Hesse first describes some of his formative projects for AT&T, including the “all you can eat” long distance WATTS line and AT&T’s first internet and wireless divisions. What he learned was how to “sit down with the guys in the labs,” and also with customers, applying market research to generate new inventions. He came to appreciate AT&T’s very deep pockets for R&D, which made it possible for “the large guy to completely change the game” and “make it almost impossible for smaller guys to compete.”

His new enterprise, Embarq, (an offshoot of Sprint Nextel) is the nation’s 4th largest local telephone company, present in 18 states with $6.5 billion in revenues. Hesse is determined to fight the slow but relentless loss of market share to wireless and cable companies.

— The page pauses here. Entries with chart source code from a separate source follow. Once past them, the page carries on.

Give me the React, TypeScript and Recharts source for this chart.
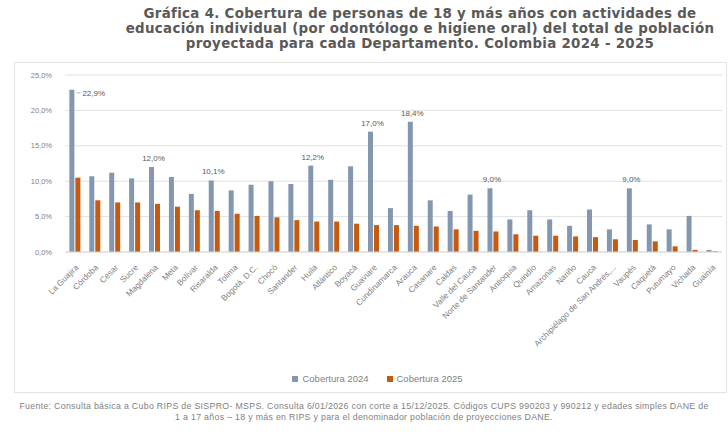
import React from 'react';
import { BarChart, Bar, XAxis, YAxis, CartesianGrid, Legend, LabelList } from 'recharts';

const departamentos = [
  'La Guajira', 'Córdoba', 'Cesar', 'Sucre', 'Magdalena', 'Meta', 'Bolívar', 'Risaralda',
  'Tolima', 'Bogotá, D.C.', 'Chocó', 'Santander', 'Huila', 'Atlántico', 'Boyacá', 'Guaviare',
  'Cundinamarca', 'Arauca', 'Casanare', 'Caldas', 'Valle del Cauca', 'Norte de Santander',
  'Antioquia', 'Quindío', 'Amazonas', 'Nariño', 'Cauca', 'Archipiélago de San Andrés,...',
  'Vaupés', 'Caquetá', 'Putumayo', 'Vichada', 'Guainía',
];

const cobertura2024 = [
  22.9, 10.7, 11.2, 10.4, 12.0, 10.6, 8.2, 10.1,
  8.7, 9.5, 10.0, 9.6, 12.2, 10.2, 12.1, 17.0,
  6.2, 18.4, 7.3, 5.8, 8.1, 9.0,
  4.6, 5.9, 4.6, 3.7, 6.0, 3.2,
  9.0, 3.9, 3.2, 5.1, 0.3,
];

const cobertura2025 = [
  10.5, 7.3, 7.0, 7.0, 6.8, 6.4, 5.9, 5.8,
  5.4, 5.1, 4.9, 4.5, 4.3, 4.3, 4.0, 3.8,
  3.8, 3.7, 3.6, 3.2, 3.0, 2.9,
  2.5, 2.3, 2.3, 2.2, 2.1, 1.8,
  1.7, 1.5, 0.8, 0.3, 0.1,
];

// only some bars carry a value label in the original
const etiquetas2024 = [
  true, false, false, false, true, false, false, true,
  false, false, false, false, true, false, false, true,
  false, true, false, false, false, true,
  false, false, false, false, false, false,
  true, false, false, false, false,
];

const yTicks = [0, 5, 10, 15, 20, 25];

const data = departamentos.map((name, i) => ({
  name,
  c2024: cobertura2024[i],
  c2025: cobertura2025[i],
}));

const fmt = (v: number) => `${v.toFixed(1).replace('.', ',')}%`;

const AXIS_TEXT = '#7f7f7f';

const RotatedTick = ({ x, y, payload }: any) => (
  <text
    x={x + 4}
    y={y + 8}
    transform={`rotate(-45, ${x + 4}, ${y + 8})`}
    textAnchor="end"
    fontSize={8.3}
    fill={AXIS_TEXT}
    fontFamily="Liberation Sans, Arial, sans-serif"
  >
    {payload.value}
  </text>
);

const ValueLabel = (props: any) => {
  const { x, y, width, value, index } = props;
  if (!etiquetas2024[index]) return null;
  if (index === 0) {
    const lx = x + width + 2;
    return (
      <g>
        <line x1={lx} y1={y + 3} x2={lx + 4} y2={y + 3} stroke="#a6a6a6" strokeWidth={0.8} />
        <text x={lx + 6} y={y + 6} fontSize={8} fill="#595959" fontFamily="Liberation Sans, Arial, sans-serif">
          {fmt(value)}
        </text>
      </g>
    );
  }
  return (
    <text
      x={x + width / 2 + 2}
      y={y - 6}
      textAnchor="middle"
      fontSize={8}
      fill="#595959"
      fontFamily="Liberation Sans, Arial, sans-serif"
    >
      {fmt(value)}
    </text>
  );
};

export default function App() {
  return (
    <div
      style={{
        position: 'absolute',
        left: 0,
        top: 0,
        width: 728,
        height: 438,
        background: '#fff',
        fontFamily: 'Liberation Sans, Arial, sans-serif',
      }}
    >
      <div
        style={{
          position: 'absolute',
          left: 100,
          width: 640,
          top: 6,
          textAlign: 'center',
          fontFamily: 'DejaVu Sans, sans-serif',
          fontWeight: 'bold',
          fontSize: 13.4,
          letterSpacing: 0.3,
          lineHeight: '15px',
          color: '#595959',
        }}
      >
        Gráfica 4. Cobertura de personas de 18 y más años con actividades de
        <br />
        educación individual (por odontólogo e higiene oral) del total de población
        <br />
        proyectada para cada Departamento. Colombia 2024 - 2025
      </div>

      <div
        style={{
          position: 'absolute',
          left: 14,
          top: 62,
          width: 713,
          height: 331,
          border: '1px solid #e3e3e3',
          boxSizing: 'border-box',
        }}
      >
        <BarChart
          width={711}
          height={329}
          data={data}
          margin={{ top: 12, right: 4, left: 0, bottom: 0 }}
          barGap={1}
          barCategoryGap="22%"
        >
          <CartesianGrid vertical={false} stroke="#d9d9d9" strokeWidth={0.8} />
          <XAxis
            dataKey="name"
            interval={0}
            height={118}
            tick={<RotatedTick />}
            tickLine={false}
            axisLine={{ stroke: '#d9d9d9' }}
          />
          <YAxis
            domain={[0, 25]}
            ticks={yTicks}
            tickFormatter={fmt}
            width={50}
            axisLine={false}
            tickLine={false}
            tick={{ fontSize: 7.5, fill: AXIS_TEXT, dx: -5 }}
          />
          <Legend
            verticalAlign="bottom"
            height={22}
            iconType="square"
            iconSize={6}
            wrapperStyle={{ fontSize: 9.5, color: AXIS_TEXT, bottom: -3, left: 18 }}
            formatter={(v: string) => <span style={{ color: AXIS_TEXT, marginRight: 8 }}>{v}</span>}
          />
          <Bar dataKey="c2024" name="Cobertura 2024" fill="#8497b0" isAnimationActive={false}>
            <LabelList dataKey="c2024" content={<ValueLabel />} />
          </Bar>
          <Bar dataKey="c2025" name="Cobertura 2025" fill="#c55a11" isAnimationActive={false} />
        </BarChart>
      </div>

      <div
        style={{
          position: 'absolute',
          left: 4,
          width: 720,
          top: 401,
          textAlign: 'center',
          fontSize: 8.8,
          lineHeight: '11px',
          color: '#7f7f7f',
          letterSpacing: 0.3,
        }}
      >
        Fuente: Consulta básica a Cubo RIPS de SISPRO- MSPS. Consulta 6/01/2026 con corte a 15/12/2025. Códigos CUPS 990203 y 990212 y edades simples DANE de
        <br />
        1 a 17 años – 18 y más en RIPS y para el denominador población de proyecciones DANE.
      </div>
    </div>
  );
}
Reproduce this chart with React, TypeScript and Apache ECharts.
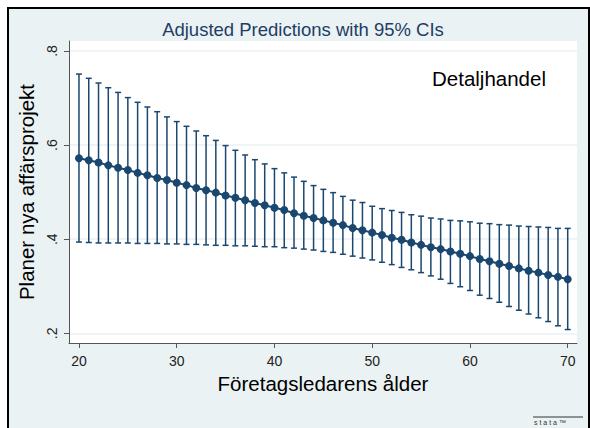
import React, { useEffect, useRef } from "react";
import * as echarts from "echarts";

const ages = [20, 21, 22, 23, 24, 25, 26, 27, 28, 29, 30, 31, 32, 33, 34, 35, 36, 37, 38, 39, 40, 41, 42, 43, 44, 45, 46, 47, 48, 49, 50, 51, 52, 53, 54, 55, 56, 57, 58, 59, 60, 61, 62, 63, 64, 65, 66, 67, 68, 69, 70];
const fit = [0.572, 0.568, 0.563, 0.557, 0.552, 0.547, 0.541, 0.536, 0.530, 0.526, 0.520, 0.515, 0.509, 0.504, 0.499, 0.493, 0.488, 0.483, 0.477, 0.472, 0.467, 0.462, 0.455, 0.450, 0.445, 0.440, 0.435, 0.430, 0.424, 0.419, 0.414, 0.409, 0.403, 0.399, 0.393, 0.388, 0.383, 0.379, 0.374, 0.369, 0.364, 0.358, 0.353, 0.348, 0.343, 0.338, 0.333, 0.329, 0.324, 0.320, 0.315];
const lower = [0.394, 0.393, 0.392, 0.392, 0.392, 0.392, 0.391, 0.391, 0.391, 0.390, 0.390, 0.389, 0.389, 0.388, 0.387, 0.387, 0.386, 0.386, 0.385, 0.384, 0.384, 0.382, 0.381, 0.379, 0.377, 0.374, 0.372, 0.368, 0.364, 0.360, 0.356, 0.351, 0.346, 0.340, 0.335, 0.329, 0.322, 0.315, 0.306, 0.299, 0.291, 0.281, 0.274, 0.266, 0.257, 0.249, 0.241, 0.233, 0.225, 0.216, 0.208];
const upper = [0.751, 0.742, 0.732, 0.722, 0.712, 0.701, 0.691, 0.681, 0.671, 0.660, 0.650, 0.640, 0.630, 0.620, 0.610, 0.599, 0.589, 0.579, 0.569, 0.560, 0.550, 0.541, 0.532, 0.523, 0.514, 0.506, 0.499, 0.491, 0.483, 0.478, 0.470, 0.465, 0.461, 0.457, 0.452, 0.449, 0.445, 0.443, 0.440, 0.439, 0.437, 0.434, 0.433, 0.431, 0.430, 0.428, 0.427, 0.426, 0.425, 0.423, 0.423];
const xTicks = [20, 30, 40, 50, 60, 70];
const yTicks = [0.2, 0.4, 0.6, 0.8];
const titleText = "Adjusted Predictions with 95% CIs";
const panelLabel = "Detaljhandel";
const xTitle = "Företagsledarens ålder";
const yTitle = "Planer nya affärsprojekt";

const FONT = "'Liberation Sans', Arial, sans-serif";
const NAVY = "#1a476f";

export default function App() {
  const ref = useRef<HTMLDivElement>(null);
  useEffect(() => {
    const chart = echarts.init(ref.current!, null, { renderer: "svg" });
    chart.setOption({
      animation: false,
      textStyle: { fontFamily: FONT },
      title: {
        text: titleText,
        left: 298,
        textAlign: "center",
        top: 15,
        textStyle: { fontFamily: FONT, fontSize: 18.5, fontWeight: "normal", color: "#1e3d66" },
      },
      graphic: [
        {
          type: "text",
          left: 432,
          top: 68,
          style: { text: panelLabel, font: `20.5px ${FONT}`, fill: "#000" },
        },
        {
          type: "line",
          shape: { x1: 533, y1: 417, x2: 583, y2: 417 },
          style: { stroke: "#333", lineWidth: 1 },
        },
        {
          type: "text",
          left: 534,
          top: 419,
          style: { text: "s t a t a ™", font: `7px ${FONT}`, fill: "#333" },
        },
      ],
      grid: {
        left: 69,
        top: 41,
        right: 13,
        bottom: 85,
        show: true,
        backgroundColor: "#ffffff",
        borderWidth: 0,
      },
      xAxis: {
        type: "value",
        min: 18.98,
        max: 70.95,
        name: xTitle,
        nameLocation: "middle",
        nameGap: 21,
        nameTextStyle: { fontFamily: FONT, fontSize: 20.5, color: "#000" },
        axisLine: { show: true, lineStyle: { color: "#555", width: 1 } },
        axisTick: { show: true, length: 5, customValues: xTicks, lineStyle: { color: "#555" } },
        axisLabel: { customValues: xTicks, fontSize: 14, color: "#222", margin: 11, fontFamily: FONT },
        splitLine: { show: false },
      },
      yAxis: {
        type: "value",
        min: 0.1794,
        max: 0.8213,
        name: yTitle,
        nameLocation: "middle",
        nameGap: 26,
        nameRotate: 90,
        nameTextStyle: { fontFamily: FONT, fontSize: 20.5, color: "#000" },
        axisLine: { show: true, lineStyle: { color: "#555", width: 1 } },
        axisTick: { show: true, length: 5, customValues: yTicks, lineStyle: { color: "#555" } },
        axisLabel: {
          customValues: yTicks,
          rotate: 90,
          fontSize: 14,
          color: "#222",
          margin: 10,
          fontFamily: FONT,
          formatter: (v: number) => v.toFixed(1).replace(/^0/, ""),
        },
        splitLine: { show: true, lineStyle: { color: "#eaf2f3", width: 1.5 } },
      },
      series: [
        {
          type: "custom",
          z: 2,
          data: ages.map((a, i) => [a, lower[i], upper[i]]),
          encode: { x: 0, y: [1, 2] },
          renderItem: (params: any, api: any) => {
            const x = api.value(0);
            const lo = api.coord([x, api.value(1)]);
            const hi = api.coord([x, api.value(2)]);
            const hw = 3;
            const style = { stroke: NAVY, lineWidth: 1.5 };
            return {
              type: "group",
              children: [
                { type: "line", shape: { x1: lo[0], y1: lo[1], x2: hi[0], y2: hi[1] }, style },
                { type: "line", shape: { x1: lo[0] - hw, y1: lo[1], x2: lo[0] + hw, y2: lo[1] }, style },
                { type: "line", shape: { x1: hi[0] - hw, y1: hi[1], x2: hi[0] + hw, y2: hi[1] }, style },
              ],
            };
          },
        },
        {
          type: "line",
          z: 3,
          data: ages.map((a, i) => [a, fit[i]]),
          symbol: "circle",
          symbolSize: 8,
          lineStyle: { color: NAVY, width: 2 },
          itemStyle: { color: NAVY },
        },
      ],
    });
    return () => chart.dispose();
  }, []);

  return (
    <div style={{ position: "fixed", left: 0, top: 0, width: 590, height: 428, overflow: "hidden", background: "#fff" }}>
      <div
        style={{
          position: "absolute",
          left: 7,
          top: 7,
          width: 583,
          height: 440,
          boxSizing: "border-box",
          border: "2.5px solid #000",
          background: "#eaf2f3",
        }}
      />
      <div ref={ref} style={{ position: "absolute", left: 0, top: 0, width: 590, height: 428 }} />
    </div>
  );
}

His plan involves changing the image of the firm “to get customers to embrace innovation” and try Embarq’s new products, which include: One Voicemail, a service that provides a single voicemail messaging system for home and wireless phones; Smart Connect, which enables an Embarq phone user to switch transparently from mobile frequencies to Wi-Fi as the phone moves from outside to inside; Media Safe, 25gb of internet storage for Embarq’s DSL subscribers to stow their videos and tunes; and the Offer, a company promise not to raise the DSL subscription price – ever.

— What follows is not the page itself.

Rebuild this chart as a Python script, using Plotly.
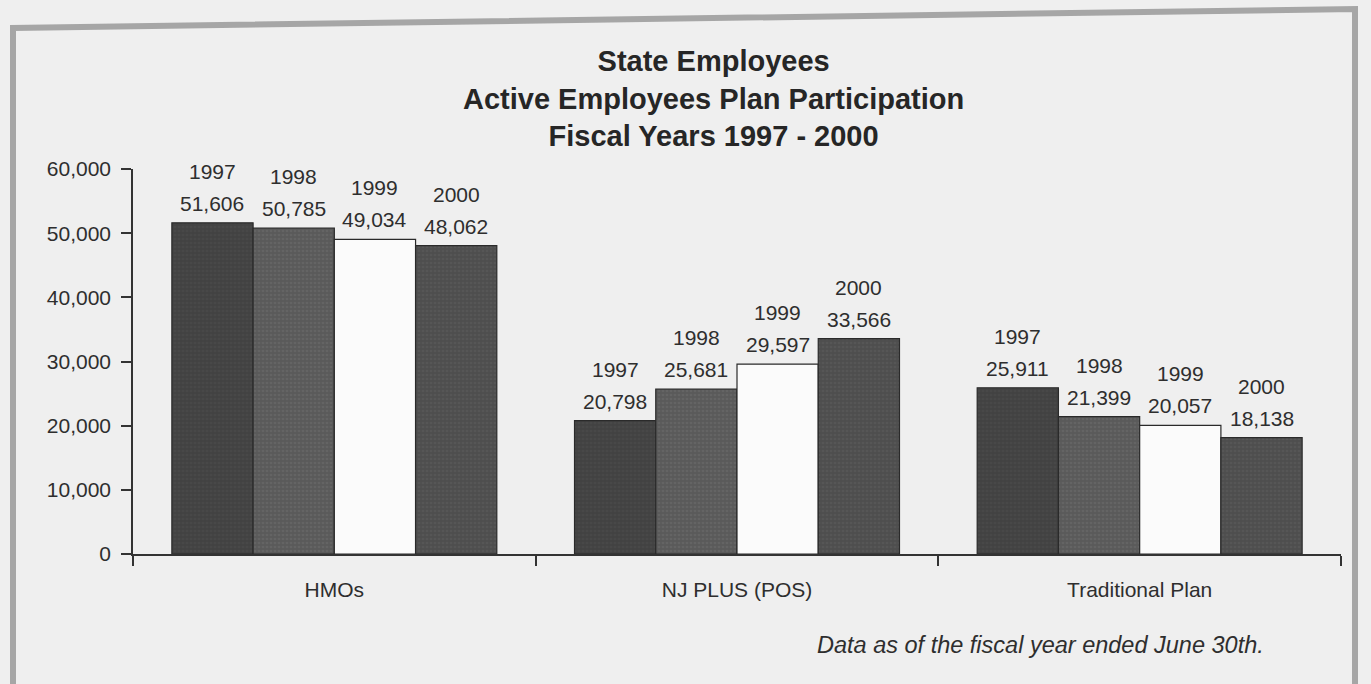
import plotly.graph_objects as go

# Plan categories and fiscal years
categories = ["HMOs", "NJ PLUS (POS)", "Traditional Plan"]
years = ["1997", "1998", "1999", "2000"]

# Active employee enrollment per plan, by fiscal year
hmo = [51606, 50785, 49034, 48062]
nj_plus = [20798, 25681, 29597, 33566]
traditional = [25911, 21399, 20057, 18138]

y_ticks = [0, 10000, 20000, 30000, 40000, 50000, 60000]

# Bar fills per year
fills = ["#424242", "#5a5a5a", "#fbfbfb", "#4e4e4e"]
speckle = ["#4e4e4e", "#6e6e6e", "#fbfbfb", "#5e5e5e"]

W, H = 1371, 684
L, R, T, B = 133, 30, 169, 130
BARGAP = 0.193
FONT = "Liberation Sans, Arial, Helvetica, sans-serif"
INK = "#2e2e2e"

plot_w = W - L - R
plot_h = H - T - B
cat_px = plot_w / len(categories)
bar_px = cat_px * (1 - BARGAP) / len(years)


def px_x(px):
    return (px - L) / plot_w


def px_y(py):
    return (H - B - py) / plot_h


fig = go.Figure()
annotations = []
for j, yr in enumerate(years):
    vals = [hmo[j], nj_plus[j], traditional[j]]
    fig.add_trace(go.Bar(
        name=yr,
        x=categories,
        y=vals,
        marker=dict(
            color=fills[j],
            line=dict(color="#2a2a2a", width=1.2),
            pattern=dict(shape="." if j != 2 else "", fgcolor=speckle[j],
                         size=4, solidity=0.35, fillmode="overlay"),
        ),
        hoverinfo="x+y+name",
    ))
    shift = (j - (len(years) - 1) / 2) * bar_px
    for c, v in zip(categories, vals):
        annotations.append(dict(
            x=c, y=v, xref="x", yref="y", xshift=shift, yshift=6,
            yanchor="bottom", showarrow=False, text=f"{v:,}",
            font=dict(family=FONT, size=21, color=INK),
        ))
        annotations.append(dict(
            x=c, y=v, xref="x", yref="y", xshift=shift, yshift=38,
            yanchor="bottom", showarrow=False, text=yr,
            font=dict(family=FONT, size=21, color=INK),
        ))

# Title block
annotations.append(dict(
    x=px_x(713), y=px_y(98), xref="paper", yref="paper",
    xanchor="center", yanchor="middle", showarrow=False,
    text="<b>State Employees<br>Active Employees Plan Participation<br>Fiscal Years 1997 - 2000</b>",
    font=dict(family=FONT, size=29, color="#262626"),
))

# Footnote
annotations.append(dict(
    x=px_x(1040), y=px_y(645), xref="paper", yref="paper",
    xanchor="center", yanchor="middle", showarrow=False,
    text="<i>Data as of the fiscal year ended June 30th.</i>",
    font=dict(family=FONT, size=23.5, color=INK),
))

# Page frame around the exhibit
frame = dict(
    type="path", xref="paper", yref="paper",
    path=(f"M {px_x(13)},{px_y(700)} L {px_x(13)},{px_y(28)} "
          f"L {px_x(1355)},{px_y(9)} L {px_x(1355)},{px_y(700)}"),
    line=dict(color="#a6a6a6", width=6),
    layer="below",
)

fig.update_layout(
    width=W, height=H,
    margin=dict(l=L, r=R, t=T, b=B, pad=0),
    paper_bgcolor="#efefef",
    plot_bgcolor="rgba(0,0,0,0)",
    barmode="group",
    bargap=BARGAP,
    bargroupgap=0,
    showlegend=False,
    annotations=annotations,
    shapes=[frame],
    font=dict(family=FONT, size=21, color=INK),
    xaxis=dict(
        showline=True, linecolor="#333333", linewidth=1.5,
        ticks="outside", ticklen=10, tickwidth=1.5, tickcolor="#333333",
        tickson="boundaries", ticklabelstandoff=16,
        tickfont=dict(family=FONT, size=21, color=INK),
        showgrid=False, zeroline=False,
    ),
    yaxis=dict(
        range=[0, 60000], tickvals=y_ticks, tickformat=",",
        showline=True, linecolor="#333333", linewidth=1.5,
        ticks="outside", ticklen=10, tickwidth=1.5, tickcolor="#333333",
        ticklabelstandoff=6,
        tickfont=dict(family=FONT, size=21, color=INK),
        showgrid=False, zeroline=False,
    ),
)

fig.write_html("out.html")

He offers general advice on innovating, especially aimed at large firms that “typically don’t innovate because they’re too comfortable.” He suggests integrating across platforms to make life simpler for customers; cultivating a competitive corporate culture, in which delegation, teamwork and employee recognition play important roles; studying the market; incubating new projects while maintaining steady revenues in the old business; figuring out a business model that “gets things down to single-user economics;” and “shamelessly stealing good ideas.” Most important, when it comes to creating the next new thing, nothing beats leveraging the assets of a large company. When customers trust the company and the brand, marketing new ideas is easier, concludes Hesse.